Des rencontres avec les instituteurs, plus courtes et qui rassemblent souvent 350 personnes, ont permis d'atteindre plusieurs dizaines de milliers d'enseignants. Elles montrent souvent que la science est perçue comme inabordable, car elle est devenue trop difficile.

La Main à la Pâte est aujourd'hui confrontée à plusieurs types de questions :

- Peut-on aborder les sujets polémiques ? Le réchauffement climatique en est un exemple. La Main à la Pâte estime qu'elle peut fournir des données objectives sur 100 ans, mais qu'elle doit rester ancrée sur l'expérience. Elle aborde par contre les controverses historiques, comme celle sur les théories de la vision, qui font écho aux questions d'enfants.

- Faut-il développer le sens de la controverse ? Ce peut être intéressant, car il est très important de pouvoir relativiser ce que l'on lit ou ce que l'on voit à la télévision ou sur Internet et ce qu'on entend à la radio.
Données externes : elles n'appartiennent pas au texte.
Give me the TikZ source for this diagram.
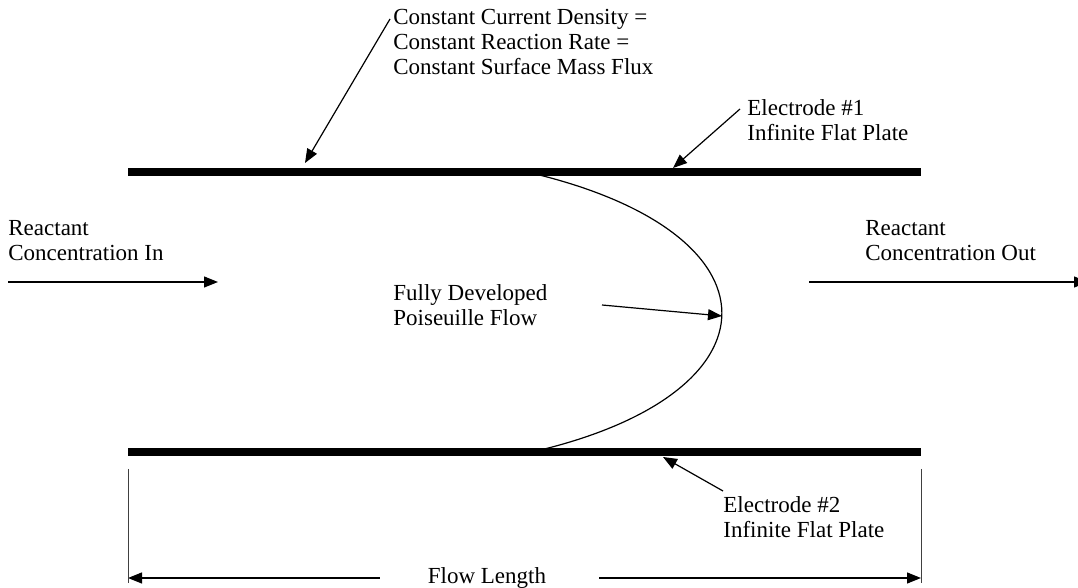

Mais il faut trouver la manière d'intervenir tout en restant accessibles aux enfants.

- Faut-il apprendre le doute aux enfants ? En effet, ils vivent dans une société qui doute, dans une société où l'on dit : tout est relatif ; à chacun sa vérité.

L'académicien Yves Quéré, que nous avons entendu, a souligné que ce n'est pas toujours le cas. Il y a aussi des vérités objectives, comme la molécule. Il est pour lui préférable de ne pas immerger trop vite les enfants dans le doute scientifique. Il vaut mieux apprendre aux enfants à raisonner, à discuter ensemble, à faire des hypothèses, à faire travailler leur imagination en toute liberté, à être modeste et à être réactif face à des évènements tels que le tsunami.

- Faut-il aborder la question des rapports bénéfices-risques d'une technologie dès l'école primaire ? Pour La Main à la Pâte, il convient d'être plus modeste. Il s'agit d'apprendre à l'enfant à raisonner, à séparer les paramètres, à construire des hypothèses, à expérimenter avec leurs mains si on le peut. Il faut par contre rajouter au tryptique « lire, écrire, compter », le mot raisonner. Cela concerne tous les domaines.